● What is required: Wherever the word "this" appears in a line, extract that line.

● Dataset:
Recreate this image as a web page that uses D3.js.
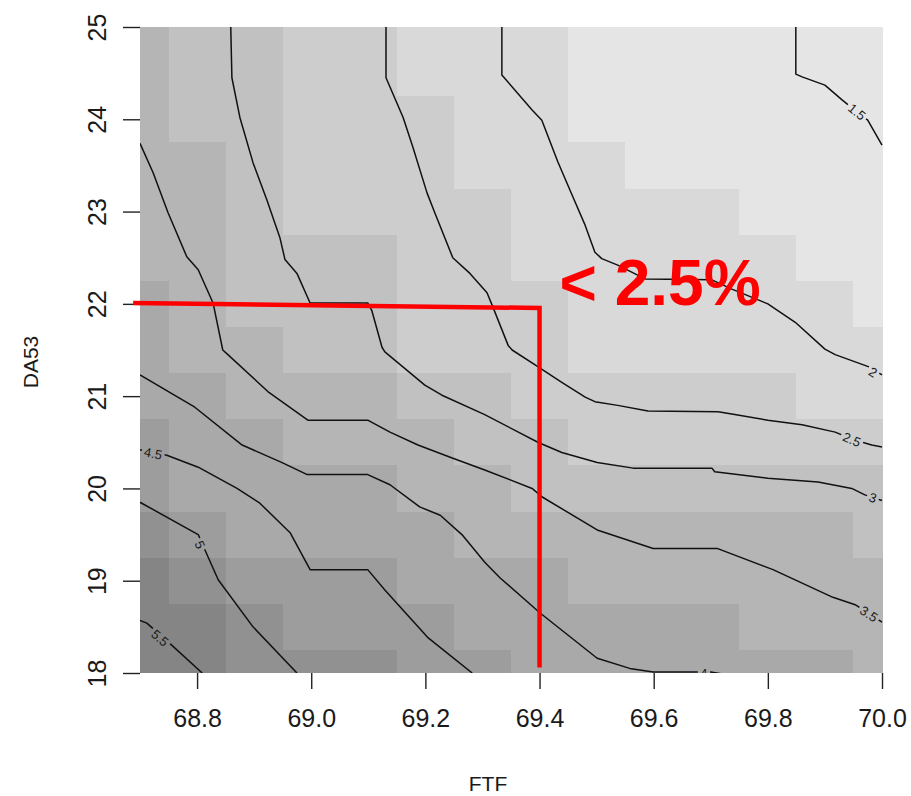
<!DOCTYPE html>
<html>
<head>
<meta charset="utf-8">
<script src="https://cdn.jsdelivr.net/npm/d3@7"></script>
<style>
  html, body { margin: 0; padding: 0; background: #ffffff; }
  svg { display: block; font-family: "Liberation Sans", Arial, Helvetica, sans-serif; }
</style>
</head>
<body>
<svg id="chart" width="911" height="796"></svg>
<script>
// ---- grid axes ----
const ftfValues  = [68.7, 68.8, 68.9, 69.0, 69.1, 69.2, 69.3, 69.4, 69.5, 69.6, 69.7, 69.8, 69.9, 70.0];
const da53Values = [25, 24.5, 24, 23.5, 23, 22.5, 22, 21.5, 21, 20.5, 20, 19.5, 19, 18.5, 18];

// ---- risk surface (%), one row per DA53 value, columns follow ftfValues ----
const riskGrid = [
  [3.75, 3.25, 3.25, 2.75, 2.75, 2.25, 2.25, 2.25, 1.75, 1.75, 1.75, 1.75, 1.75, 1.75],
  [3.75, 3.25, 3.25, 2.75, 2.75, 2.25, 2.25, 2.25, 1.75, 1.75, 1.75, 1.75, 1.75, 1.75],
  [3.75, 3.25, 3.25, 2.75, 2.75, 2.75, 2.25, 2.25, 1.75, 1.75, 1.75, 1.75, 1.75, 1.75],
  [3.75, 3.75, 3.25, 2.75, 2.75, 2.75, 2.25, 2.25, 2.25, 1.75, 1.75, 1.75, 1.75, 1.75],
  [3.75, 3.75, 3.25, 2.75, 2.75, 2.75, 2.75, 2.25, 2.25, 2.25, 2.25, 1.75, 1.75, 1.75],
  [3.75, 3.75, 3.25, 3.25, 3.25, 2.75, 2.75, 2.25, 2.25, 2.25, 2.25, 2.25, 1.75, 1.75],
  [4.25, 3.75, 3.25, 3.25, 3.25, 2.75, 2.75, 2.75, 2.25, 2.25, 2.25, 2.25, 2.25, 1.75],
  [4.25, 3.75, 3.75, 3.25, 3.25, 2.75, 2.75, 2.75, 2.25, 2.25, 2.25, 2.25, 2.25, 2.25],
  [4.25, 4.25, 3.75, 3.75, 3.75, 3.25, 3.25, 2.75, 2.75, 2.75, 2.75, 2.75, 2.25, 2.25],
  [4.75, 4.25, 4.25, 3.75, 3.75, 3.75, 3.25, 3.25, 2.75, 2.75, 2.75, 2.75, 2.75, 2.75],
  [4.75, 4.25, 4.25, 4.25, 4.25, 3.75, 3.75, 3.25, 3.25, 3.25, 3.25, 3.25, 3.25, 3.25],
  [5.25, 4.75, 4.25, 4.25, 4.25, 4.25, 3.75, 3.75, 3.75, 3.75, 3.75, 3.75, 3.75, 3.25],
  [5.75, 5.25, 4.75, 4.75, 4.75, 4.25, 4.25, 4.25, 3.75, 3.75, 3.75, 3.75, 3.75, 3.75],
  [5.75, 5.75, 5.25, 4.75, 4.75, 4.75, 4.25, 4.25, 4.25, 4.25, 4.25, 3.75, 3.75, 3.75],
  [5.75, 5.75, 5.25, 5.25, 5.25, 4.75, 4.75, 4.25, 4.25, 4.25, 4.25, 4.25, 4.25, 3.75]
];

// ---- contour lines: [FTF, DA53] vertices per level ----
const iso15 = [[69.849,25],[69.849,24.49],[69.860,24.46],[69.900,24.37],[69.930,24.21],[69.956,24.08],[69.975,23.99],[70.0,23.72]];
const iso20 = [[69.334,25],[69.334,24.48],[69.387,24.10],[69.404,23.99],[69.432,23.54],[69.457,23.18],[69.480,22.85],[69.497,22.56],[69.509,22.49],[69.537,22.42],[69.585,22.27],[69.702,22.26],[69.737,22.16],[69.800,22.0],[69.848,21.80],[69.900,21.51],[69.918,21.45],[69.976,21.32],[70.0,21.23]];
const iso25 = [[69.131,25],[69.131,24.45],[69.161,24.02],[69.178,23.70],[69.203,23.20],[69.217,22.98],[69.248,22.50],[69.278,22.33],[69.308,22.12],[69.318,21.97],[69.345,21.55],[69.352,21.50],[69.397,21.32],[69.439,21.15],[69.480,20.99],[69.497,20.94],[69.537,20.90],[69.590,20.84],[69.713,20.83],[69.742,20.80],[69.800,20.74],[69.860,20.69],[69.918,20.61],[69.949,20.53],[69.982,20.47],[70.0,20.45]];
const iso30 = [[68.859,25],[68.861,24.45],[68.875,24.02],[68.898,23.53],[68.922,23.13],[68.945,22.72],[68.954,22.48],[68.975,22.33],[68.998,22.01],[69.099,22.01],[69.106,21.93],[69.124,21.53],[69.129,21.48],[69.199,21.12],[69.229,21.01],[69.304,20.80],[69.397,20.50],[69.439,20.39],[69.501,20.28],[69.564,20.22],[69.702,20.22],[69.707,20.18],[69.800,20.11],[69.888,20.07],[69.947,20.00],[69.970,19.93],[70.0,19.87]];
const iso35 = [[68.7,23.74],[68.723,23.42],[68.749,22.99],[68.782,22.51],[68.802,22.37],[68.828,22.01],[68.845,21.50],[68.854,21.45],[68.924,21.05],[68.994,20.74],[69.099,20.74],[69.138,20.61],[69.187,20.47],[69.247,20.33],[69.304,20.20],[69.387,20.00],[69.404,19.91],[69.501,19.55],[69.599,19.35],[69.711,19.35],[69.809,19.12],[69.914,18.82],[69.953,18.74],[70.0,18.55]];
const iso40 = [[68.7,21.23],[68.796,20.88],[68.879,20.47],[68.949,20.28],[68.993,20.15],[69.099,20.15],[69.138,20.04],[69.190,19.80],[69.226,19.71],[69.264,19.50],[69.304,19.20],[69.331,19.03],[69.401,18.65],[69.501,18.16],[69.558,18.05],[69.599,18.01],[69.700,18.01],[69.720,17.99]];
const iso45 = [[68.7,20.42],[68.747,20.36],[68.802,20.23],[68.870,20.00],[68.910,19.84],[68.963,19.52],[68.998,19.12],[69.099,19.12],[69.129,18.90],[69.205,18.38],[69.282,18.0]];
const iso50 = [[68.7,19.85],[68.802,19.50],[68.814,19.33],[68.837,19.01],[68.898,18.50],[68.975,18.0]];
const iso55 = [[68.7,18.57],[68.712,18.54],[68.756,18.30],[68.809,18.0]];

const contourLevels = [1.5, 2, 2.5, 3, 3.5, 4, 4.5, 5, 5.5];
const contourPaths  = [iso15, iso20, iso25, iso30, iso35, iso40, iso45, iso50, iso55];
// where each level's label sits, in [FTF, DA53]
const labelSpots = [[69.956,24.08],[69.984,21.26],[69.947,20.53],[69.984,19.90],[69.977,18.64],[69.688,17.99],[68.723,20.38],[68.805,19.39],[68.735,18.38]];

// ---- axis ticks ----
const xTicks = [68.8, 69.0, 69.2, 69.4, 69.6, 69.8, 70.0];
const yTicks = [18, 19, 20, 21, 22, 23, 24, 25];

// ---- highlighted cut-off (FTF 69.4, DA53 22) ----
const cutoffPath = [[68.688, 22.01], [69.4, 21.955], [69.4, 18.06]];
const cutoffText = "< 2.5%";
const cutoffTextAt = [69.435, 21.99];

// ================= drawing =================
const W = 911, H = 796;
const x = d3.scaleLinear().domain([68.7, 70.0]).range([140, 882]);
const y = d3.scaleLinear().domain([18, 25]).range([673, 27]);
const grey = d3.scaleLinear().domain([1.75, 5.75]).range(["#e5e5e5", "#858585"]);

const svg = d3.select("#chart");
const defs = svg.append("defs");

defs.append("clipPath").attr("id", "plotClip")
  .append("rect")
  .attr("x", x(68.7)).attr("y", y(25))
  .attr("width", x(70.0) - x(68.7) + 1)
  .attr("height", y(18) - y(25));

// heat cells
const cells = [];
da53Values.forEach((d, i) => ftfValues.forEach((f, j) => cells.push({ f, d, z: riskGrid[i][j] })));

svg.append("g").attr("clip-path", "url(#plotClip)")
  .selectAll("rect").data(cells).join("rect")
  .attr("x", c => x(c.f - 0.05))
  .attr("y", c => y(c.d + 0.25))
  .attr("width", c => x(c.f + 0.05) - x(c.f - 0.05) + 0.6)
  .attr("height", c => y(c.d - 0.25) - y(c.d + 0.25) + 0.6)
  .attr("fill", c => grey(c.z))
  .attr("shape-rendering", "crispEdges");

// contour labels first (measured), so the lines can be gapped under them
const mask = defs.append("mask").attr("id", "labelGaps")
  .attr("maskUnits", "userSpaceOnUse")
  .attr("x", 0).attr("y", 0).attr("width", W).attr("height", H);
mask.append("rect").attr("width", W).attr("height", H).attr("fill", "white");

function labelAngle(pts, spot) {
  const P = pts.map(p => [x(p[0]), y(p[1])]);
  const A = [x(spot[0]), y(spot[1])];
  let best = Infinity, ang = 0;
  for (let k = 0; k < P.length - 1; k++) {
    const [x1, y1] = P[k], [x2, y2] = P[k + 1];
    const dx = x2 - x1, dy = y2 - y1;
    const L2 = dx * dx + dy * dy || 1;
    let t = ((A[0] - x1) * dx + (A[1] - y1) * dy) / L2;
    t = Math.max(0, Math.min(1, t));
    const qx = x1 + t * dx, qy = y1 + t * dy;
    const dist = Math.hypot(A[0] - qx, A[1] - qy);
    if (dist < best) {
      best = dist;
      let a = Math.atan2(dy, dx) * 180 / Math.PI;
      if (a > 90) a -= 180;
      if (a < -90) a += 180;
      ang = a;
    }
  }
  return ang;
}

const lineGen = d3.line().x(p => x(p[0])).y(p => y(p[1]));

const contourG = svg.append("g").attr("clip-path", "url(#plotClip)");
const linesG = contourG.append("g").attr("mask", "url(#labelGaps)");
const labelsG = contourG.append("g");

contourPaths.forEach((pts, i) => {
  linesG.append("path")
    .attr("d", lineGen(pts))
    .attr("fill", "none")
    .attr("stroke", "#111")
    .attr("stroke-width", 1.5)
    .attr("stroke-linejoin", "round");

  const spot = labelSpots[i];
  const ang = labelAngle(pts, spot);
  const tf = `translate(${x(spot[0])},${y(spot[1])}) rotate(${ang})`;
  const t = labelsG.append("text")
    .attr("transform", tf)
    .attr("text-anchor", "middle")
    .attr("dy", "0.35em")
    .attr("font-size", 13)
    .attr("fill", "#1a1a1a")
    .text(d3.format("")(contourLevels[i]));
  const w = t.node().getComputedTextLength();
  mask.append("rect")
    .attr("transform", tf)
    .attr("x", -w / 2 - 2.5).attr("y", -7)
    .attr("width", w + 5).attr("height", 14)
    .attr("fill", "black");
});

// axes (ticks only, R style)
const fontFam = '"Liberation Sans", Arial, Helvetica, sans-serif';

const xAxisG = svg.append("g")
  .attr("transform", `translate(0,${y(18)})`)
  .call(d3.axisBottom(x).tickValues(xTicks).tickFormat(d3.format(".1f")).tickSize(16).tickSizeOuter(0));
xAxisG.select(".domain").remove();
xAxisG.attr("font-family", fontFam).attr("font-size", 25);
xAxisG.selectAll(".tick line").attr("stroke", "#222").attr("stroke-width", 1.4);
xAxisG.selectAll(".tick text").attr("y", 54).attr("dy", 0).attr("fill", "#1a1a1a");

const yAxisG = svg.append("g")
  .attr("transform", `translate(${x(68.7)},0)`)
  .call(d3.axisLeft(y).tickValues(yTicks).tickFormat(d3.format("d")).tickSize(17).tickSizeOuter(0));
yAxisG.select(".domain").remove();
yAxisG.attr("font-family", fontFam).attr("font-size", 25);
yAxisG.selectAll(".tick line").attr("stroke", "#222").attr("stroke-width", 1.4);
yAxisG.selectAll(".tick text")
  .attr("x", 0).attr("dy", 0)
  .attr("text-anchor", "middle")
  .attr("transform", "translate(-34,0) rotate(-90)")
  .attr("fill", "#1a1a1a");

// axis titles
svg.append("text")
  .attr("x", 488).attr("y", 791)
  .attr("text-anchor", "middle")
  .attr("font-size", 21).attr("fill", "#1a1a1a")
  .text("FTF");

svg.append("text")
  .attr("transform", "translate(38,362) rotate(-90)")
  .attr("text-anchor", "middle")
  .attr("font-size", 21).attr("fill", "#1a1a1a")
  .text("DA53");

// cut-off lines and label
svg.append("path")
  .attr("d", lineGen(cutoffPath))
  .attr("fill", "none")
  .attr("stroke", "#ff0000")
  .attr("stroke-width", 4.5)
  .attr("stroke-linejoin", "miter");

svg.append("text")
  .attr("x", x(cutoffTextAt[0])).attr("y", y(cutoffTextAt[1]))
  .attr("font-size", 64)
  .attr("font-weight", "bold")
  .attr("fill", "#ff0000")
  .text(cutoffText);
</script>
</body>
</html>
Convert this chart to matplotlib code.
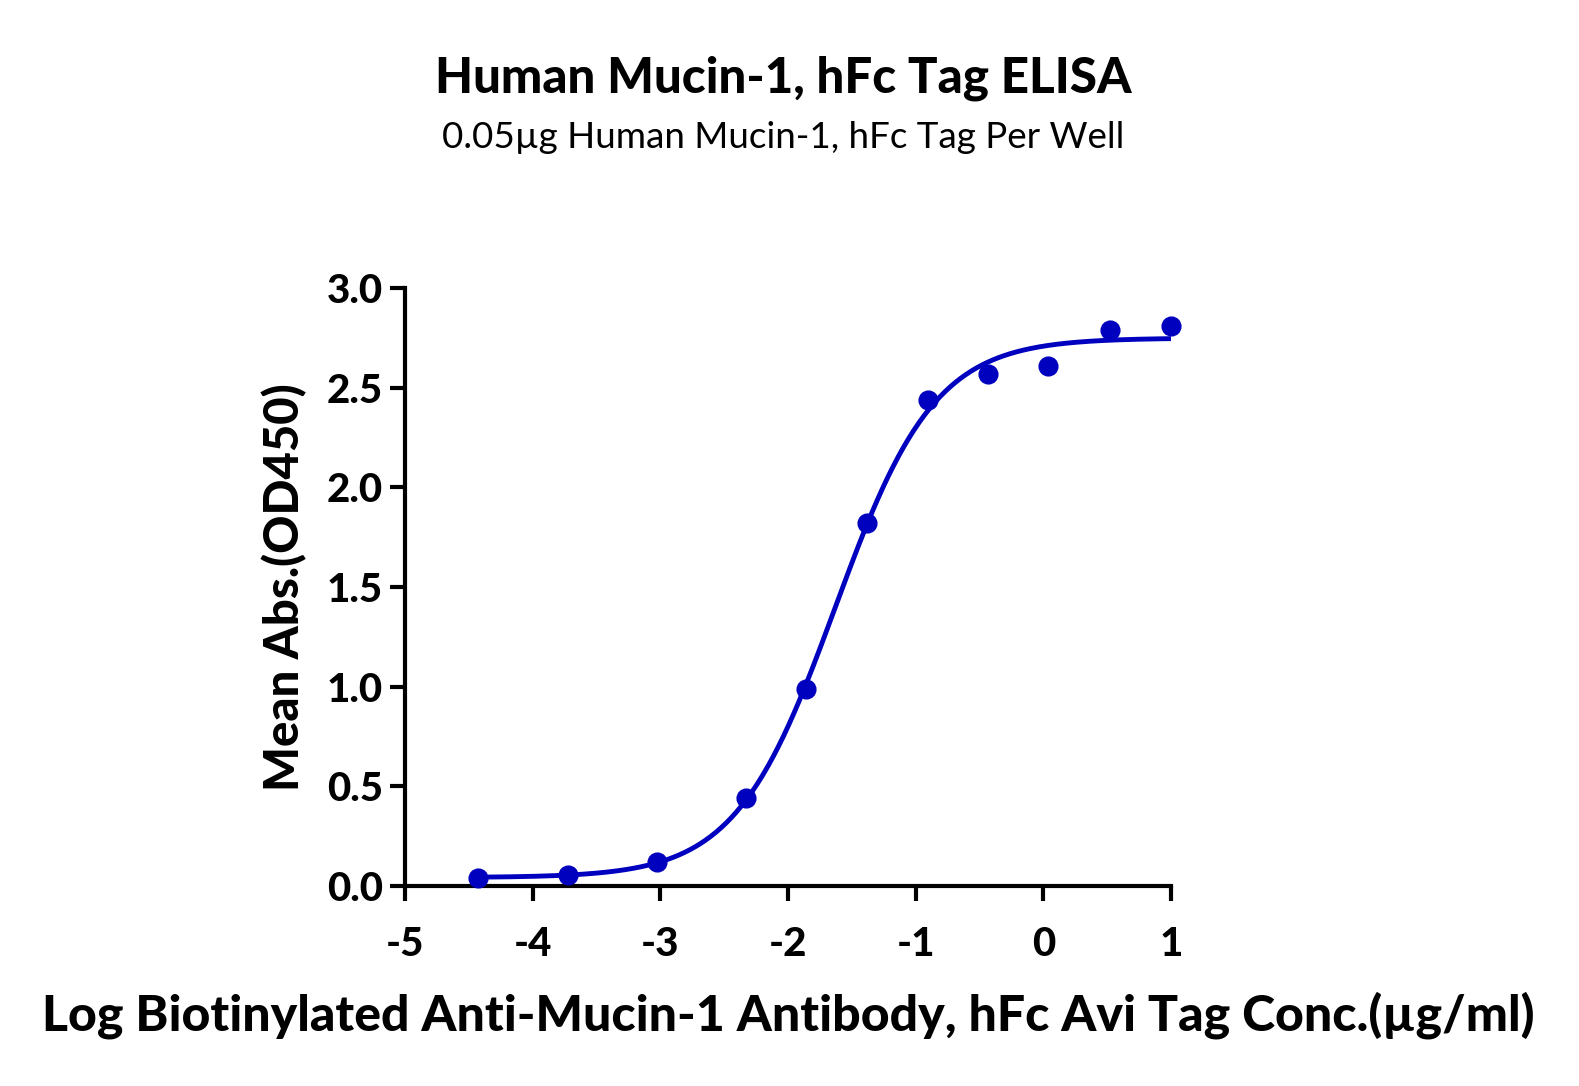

● The output:
Recreate this image as a web page that uses D3.js.
Convert this chart to matplotlib code.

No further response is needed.